QEMU

Bug #1846427
Comment #21

Comment 21 for bug 1846427

Revision history for this message

Kevin Wolf (kwolf-redhat) wrote on 2019-10-23:

#21

> So it's much more likely that is_zero_cow() has a side-effect that somehow
> causes corruption later on even without handle_alloc_space() ever calling
> bdrv_co_pwrite_zeroes().

Yes, looks like it. I think we have ruled out that a changing return value is the cause of the problems because the return code was completely ignored and it still broke for you.

Basically the only other thing I see that our commit has changed is that qcow2_detect_metadata_preallocation() runs now. I assume that if you replace its call in qcow2_co_block_status() with a fixed ret = true or ret = false, the problem will still disappear.

Now what is problematic inside qcow2_detect_metadata_preallocation()? At the moment I see two options:

1. qcow2_get_refcount() is the only thing that does something with the qcow2 internals, the other calls are about bs->file->bs (the raw image file), which is pretty certainly harmless. The interesting thing about the qcow2_get_refcount() call is that other code paths call it with s->lock locked, but this one is unlocked. I wonder if moving qemu_co_mutex_lock(&s->lock); in qcow2_co_block_status() to above the qcow2_detect_metadata_preallocation() call would change anything.

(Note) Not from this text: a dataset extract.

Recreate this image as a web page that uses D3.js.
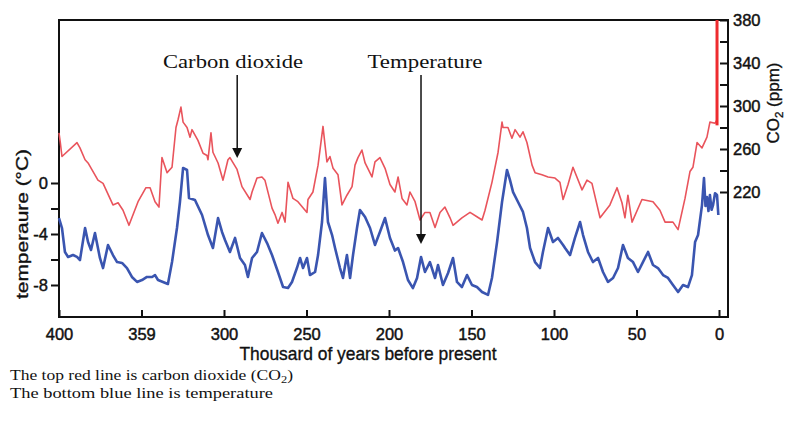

2. Or the problem isn't even related to what qcow2_detect_metadata_preallocation() does, but it's a race elsewhere that is just uncovered because of the timing - preallocation detection must be pretty slow because it checks the refcount of every single cluster in the image. In that case, replacing it with something like qemu_co_sleep_ns(QEMU_CLOCK_REALTIME, 100000000); should have the same effect and cause corruption, too.